Dopo che da diversi giorni Hamas non è riuscita a consegnare i corpi ancora mancanti degli ostaggi, Israele ha preso in considerazione l'idea di interrompere le consegne di aiuti a Gaza per fare pressione sul gruppo terroristico affinché rispettasse i termini dell'intesa. Ma l'amministrazione Trump avrebbe bloccato la mossa, secondo indiscrezioni di Channel 12, temendo per la tenuta della tregua.

«Per il presidente, mettere in pericolo gli aiuti umanitari è una linea rossa», hanno affermato i funzionari statunitensi. Al contempo, Trump non è rimasto silente sui ritardi nella consegna dei cadaveri degli rapiti: «abbiamo una pace forte in Medio Oriente e credo ci siano chance che possa essere eterna.

Hamas deve iniziare a restituire velocemente i corpi degli ostaggi morti», ha ordinato il leader americano sabato sera sottolineando che avrebbe «seguito» gli sviluppi delle successive 48 ore in questo senso.

Da giorni si rincorrono le voci della possibile consegna di almeno due ulteriori corpi dei rapiti a Gaza. Ma a conti fatti ne mancano ancora 13 all'appello, mentre una squadra egiziana si è aggiunta alle ricerche dei cadaveri nella Striscia.

E anche il CICR, stando a quanto riportato dai media israeliani e arabi, sta assistendo i miliziani di Hamas nella ricerca dei resti dei rapiti nell'area di Rafah oltre alla Linea gialla, quindi al di fuori del controllo dell'esercito israeliano.

Restituzione dei corpi indispensabile per iniziare la fase 2

Il recupero degli ultimi corpi è cruciale per sbloccare la fase due dell'intesa, che oltre al dispiegamento della forza di stabilizzazione internazionale prevede il disarmo di Hamas tanto invocato da Netanyahu.

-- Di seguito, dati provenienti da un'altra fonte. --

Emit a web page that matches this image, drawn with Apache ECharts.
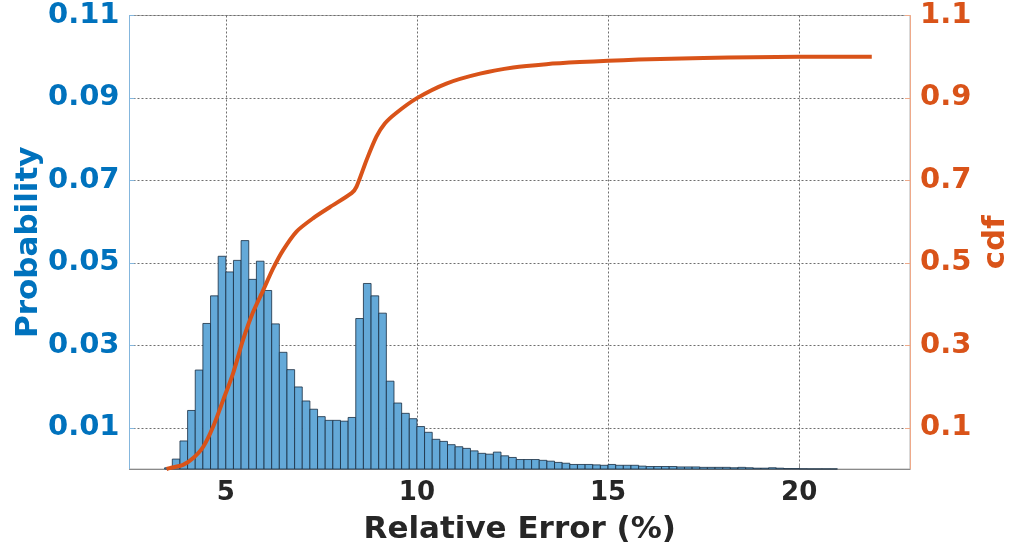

Un tema spinoso sul quale è tornato a parlare il leader dei miliziani Khalil al-Hayya, secondo cui «le armi» del gruppo «sono legate all'esistenza dell'occupazione e dell'aggressione israeliana. Se l'occupazione dovesse finire, queste armi verrebbero consegnate allo Stato», ha assicurato il leader palestinese spiegando tuttavia che il tema è ancora in fase di discussione con le altre fazioni armate e i mediatori.

Hamas, ha aggiunto, non ha riserve nel trasferire le responsabilità amministrative di Gaza a qualsiasi organismo nazionale palestinese. E vuole anche che si tengano elezioni in tutta la Palestina.